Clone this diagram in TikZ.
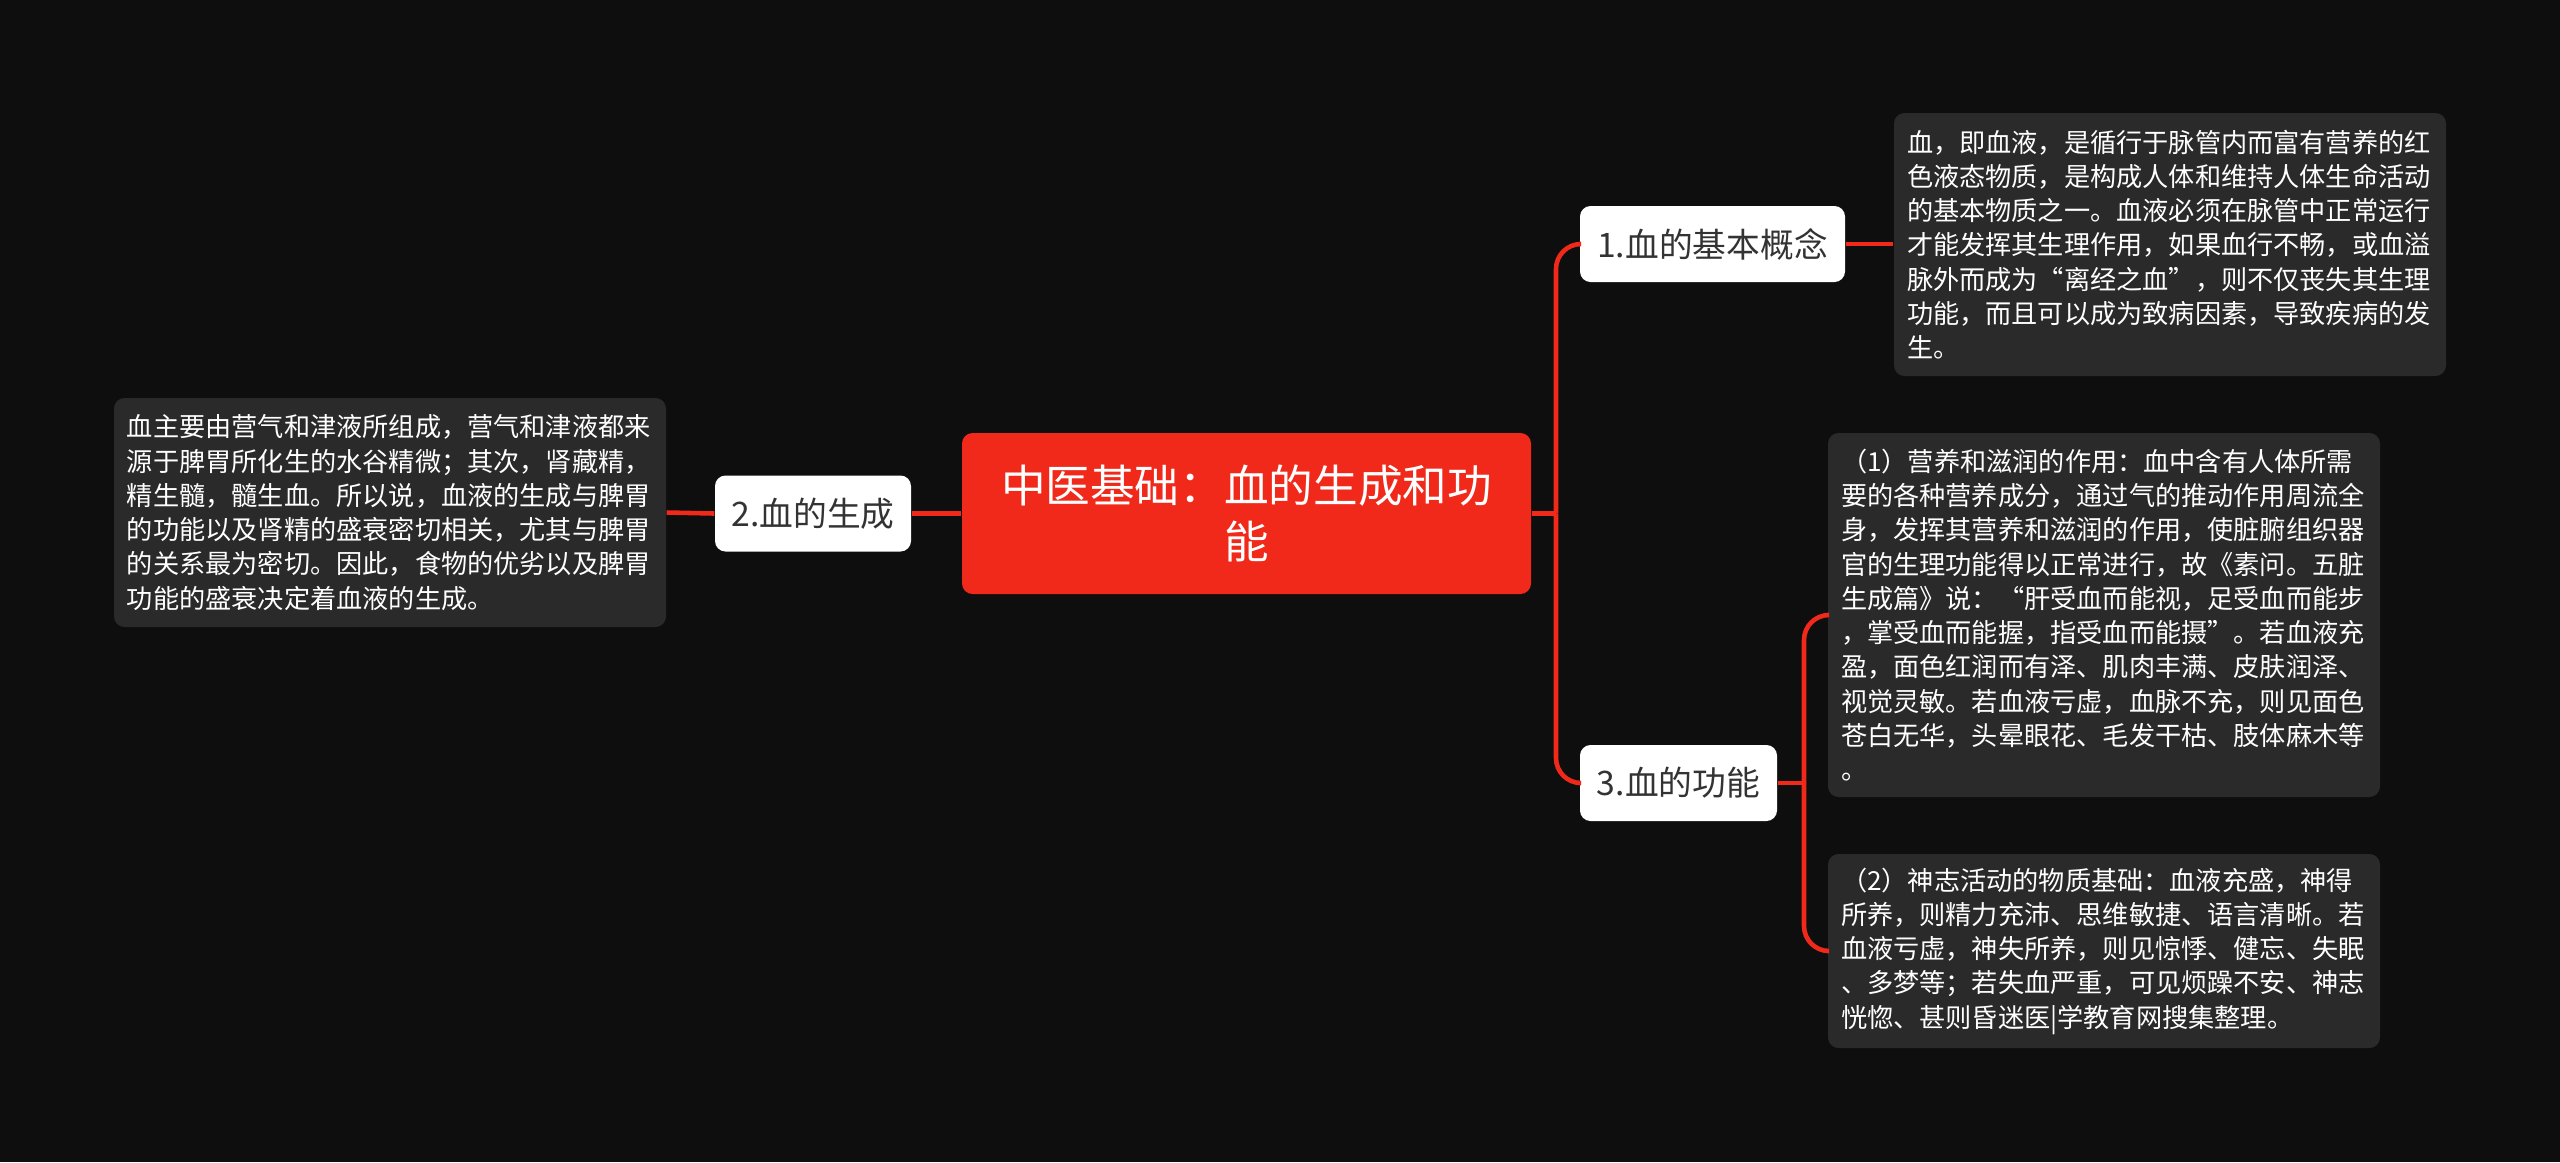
\documentclass[tikz,border=0pt]{standalone}
\usepackage{fontspec}
\newfontfamily\cjkfont{Noto Sans CJK SC}
\definecolor{bgdark}{HTML}{0E0E0E}
\definecolor{rootred}{HTML}{F0291A}
\definecolor{notegray}{HTML}{2A2A2A}
\definecolor{labelink}{HTML}{333333}

\begin{document}
\begin{tikzpicture}[
  link/.style={draw=rootred, line width=1.3pt},
  root/.style={fill=rootred, rounded corners=3pt, align=center, text=white,
               font=\cjkfont\fontsize{12.7}{15.8}\selectfont,
               minimum width=5.69cm, minimum height=1.61cm},
  topic/.style={fill=white, rounded corners=3pt, text=labelink,
                font=\cjkfont\fontsize{9.6}{12}\selectfont, minimum height=0.76cm},
  note/.style={fill=notegray, rounded corners=3pt, text=white, align=left,
               font=\cjkfont\fontsize{7.45}{9.75}\selectfont,
               text width=5.26cm, inner xsep=0.13cm},
]
\fill[bgdark] (0,0) rectangle (25.6,-11.62);
\useasboundingbox (0,0) rectangle (25.6,-11.62);

\node[root] (root) at (12.465,-5.135) {中医基础：血的生成和功\\能};

\node[topic, minimum width=1.96cm] (gen) at (8.13,-5.135) {2.血的生成};
\node[note, minimum height=2.29cm] (gennote) at (3.90,-5.125)
  {血主要由营气和津液所组成，营气和津液都来\\
   源于脾胃所化生的水谷精微；其次，肾藏精，\\
   精生髓，髓生血。所以说，血液的生成与脾胃\\
   的功能以及肾精的盛衰密切相关，尤其与脾胃\\
   的关系最为密切。因此，食物的优劣以及脾胃\\
   功能的盛衰决定着血液的生成。};

\node[topic, minimum width=2.65cm] (concept) at (17.125,-2.44) {1.血的基本概念};
\node[note, minimum height=2.63cm] (conceptnote) at (21.70,-2.445)
  {血，即血液，是循行于脉管内而富有营养的红\\
   色液态物质，是构成人体和维持人体生命活动\\
   的基本物质之一。血液必须在脉管中正常运行\\
   才能发挥其生理作用，如果血行不畅，或血溢\\
   脉外而成为“离经之血”，则不仅丧失其生理\\
   功能，而且可以成为致病因素，导致疾病的发\\
   生。};

\node[topic, minimum width=1.97cm] (func) at (16.785,-7.83) {3.血的功能};
\node[note, minimum height=3.64cm] (funcnourish) at (21.04,-6.15)
  {（1）营养和滋润的作用：血中含有人体所需\\
   要的各种营养成分，通过气的推动作用周流全\\
   身，发挥其营养和滋润的作用，使脏腑组织器\\
   官的生理功能得以正常进行，故《素问。五脏\\
   生成篇》说：“肝受血而能视，足受血而能步\\
   ，掌受血而能握，指受血而能摄”。若血液充\\
   盈，面色红润而有泽、肌肉丰满、皮肤润泽、\\
   视觉灵敏。若血液亏虚，血脉不充，则见面色\\
   苍白无华，头晕眼花、毛发干枯、肢体麻木等\\
   。};
\node[note, minimum height=1.94cm] (funcmind) at (21.04,-9.51)
  {（2）神志活动的物质基础：血液充盛，神得\\
   所养，则精力充沛、思维敏捷、语言清晰。若\\
   血液亏虚，神失所养，则见惊悸、健忘、失眠\\
   、多梦等；若失血严重，可见烦躁不安、神志\\
   恍惚、甚则昏迷医|学教育网搜集整理。};

% branches
\coordinate (rootjoin) at (15.56,-5.135);
\coordinate (funcjoin) at (18.04,-7.83);
\draw[link] (root.west) -- (gen.east);
\draw[link] (gen.west) -- (gennote.east);
\draw[link] (root.east) -- (rootjoin);
\draw[link, rounded corners=0.25cm] (rootjoin) |- (concept.west);
\draw[link, rounded corners=0.25cm] (rootjoin) |- (func.west);
\draw[link] (concept.east) -- (conceptnote.west |- concept.east);
\draw[link] (func.east) -- (funcjoin);
\draw[link, rounded corners=0.25cm] (funcjoin) |- (funcnourish.west);
\draw[link, rounded corners=0.25cm] (funcjoin) |- (funcmind.west);
\end{tikzpicture}
\end{document}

◇ ◇ ◇ ◇ ◇

What the exercise asks.
Quote in full the listing given above; the images are to be left out.

Exercise result.
Clone this diagram in TikZ.
\documentclass[tikz,border=0pt]{standalone}
\usepackage{fontspec}
\newfontfamily\cjkfont{Noto Sans CJK SC}
\definecolor{bgdark}{HTML}{0E0E0E}
\definecolor{rootred}{HTML}{F0291A}
\definecolor{notegray}{HTML}{2A2A2A}
\definecolor{labelink}{HTML}{333333}

\begin{document}
\begin{tikzpicture}[
  link/.style={draw=rootred, line width=1.3pt},
  root/.style={fill=rootred, rounded corners=3pt, align=center, text=white,
               font=\cjkfont\fontsize{12.7}{15.8}\selectfont,
               minimum width=5.69cm, minimum height=1.61cm},
  topic/.style={fill=white, rounded corners=3pt, text=labelink,
                font=\cjkfont\fontsize{9.6}{12}\selectfont, minimum height=0.76cm},
  note/.style={fill=notegray, rounded corners=3pt, text=white, align=left,
               font=\cjkfont\fontsize{7.45}{9.75}\selectfont,
               text width=5.26cm, inner xsep=0.13cm},
]
\fill[bgdark] (0,0) rectangle (25.6,-11.62);
\useasboundingbox (0,0) rectangle (25.6,-11.62);

\node[root] (root) at (12.465,-5.135) {中医基础：血的生成和功\\能};

\node[topic, minimum width=1.96cm] (gen) at (8.13,-5.135) {2.血的生成};
\node[note, minimum height=2.29cm] (gennote) at (3.90,-5.125)
  {血主要由营气和津液所组成，营气和津液都来\\
   源于脾胃所化生的水谷精微；其次，肾藏精，\\
   精生髓，髓生血。所以说，血液的生成与脾胃\\
   的功能以及肾精的盛衰密切相关，尤其与脾胃\\
   的关系最为密切。因此，食物的优劣以及脾胃\\
   功能的盛衰决定着血液的生成。};

\node[topic, minimum width=2.65cm] (concept) at (17.125,-2.44) {1.血的基本概念};
\node[note, minimum height=2.63cm] (conceptnote) at (21.70,-2.445)
  {血，即血液，是循行于脉管内而富有营养的红\\
   色液态物质，是构成人体和维持人体生命活动\\
   的基本物质之一。血液必须在脉管中正常运行\\
   才能发挥其生理作用，如果血行不畅，或血溢\\
   脉外而成为“离经之血”，则不仅丧失其生理\\
   功能，而且可以成为致病因素，导致疾病的发\\
   生。};

\node[topic, minimum width=1.97cm] (func) at (16.785,-7.83) {3.血的功能};
\node[note, minimum height=3.64cm] (funcnourish) at (21.04,-6.15)
  {（1）营养和滋润的作用：血中含有人体所需\\
   要的各种营养成分，通过气的推动作用周流全\\
   身，发挥其营养和滋润的作用，使脏腑组织器\\
   官的生理功能得以正常进行，故《素问。五脏\\
   生成篇》说：“肝受血而能视，足受血而能步\\
   ，掌受血而能握，指受血而能摄”。若血液充\\
   盈，面色红润而有泽、肌肉丰满、皮肤润泽、\\
   视觉灵敏。若血液亏虚，血脉不充，则见面色\\
   苍白无华，头晕眼花、毛发干枯、肢体麻木等\\
   。};
\node[note, minimum height=1.94cm] (funcmind) at (21.04,-9.51)
  {（2）神志活动的物质基础：血液充盛，神得\\
   所养，则精力充沛、思维敏捷、语言清晰。若\\
   血液亏虚，神失所养，则见惊悸、健忘、失眠\\
   、多梦等；若失血严重，可见烦躁不安、神志\\
   恍惚、甚则昏迷医|学教育网搜集整理。};

% branches
\coordinate (rootjoin) at (15.56,-5.135);
\coordinate (funcjoin) at (18.04,-7.83);
\draw[link] (root.west) -- (gen.east);
\draw[link] (gen.west) -- (gennote.east);
\draw[link] (root.east) -- (rootjoin);
\draw[link, rounded corners=0.25cm] (rootjoin) |- (concept.west);
\draw[link, rounded corners=0.25cm] (rootjoin) |- (func.west);
\draw[link] (concept.east) -- (conceptnote.west |- concept.east);
\draw[link] (func.east) -- (funcjoin);
\draw[link, rounded corners=0.25cm] (funcjoin) |- (funcnourish.west);
\draw[link, rounded corners=0.25cm] (funcjoin) |- (funcmind.west);
\end{tikzpicture}
\end{document}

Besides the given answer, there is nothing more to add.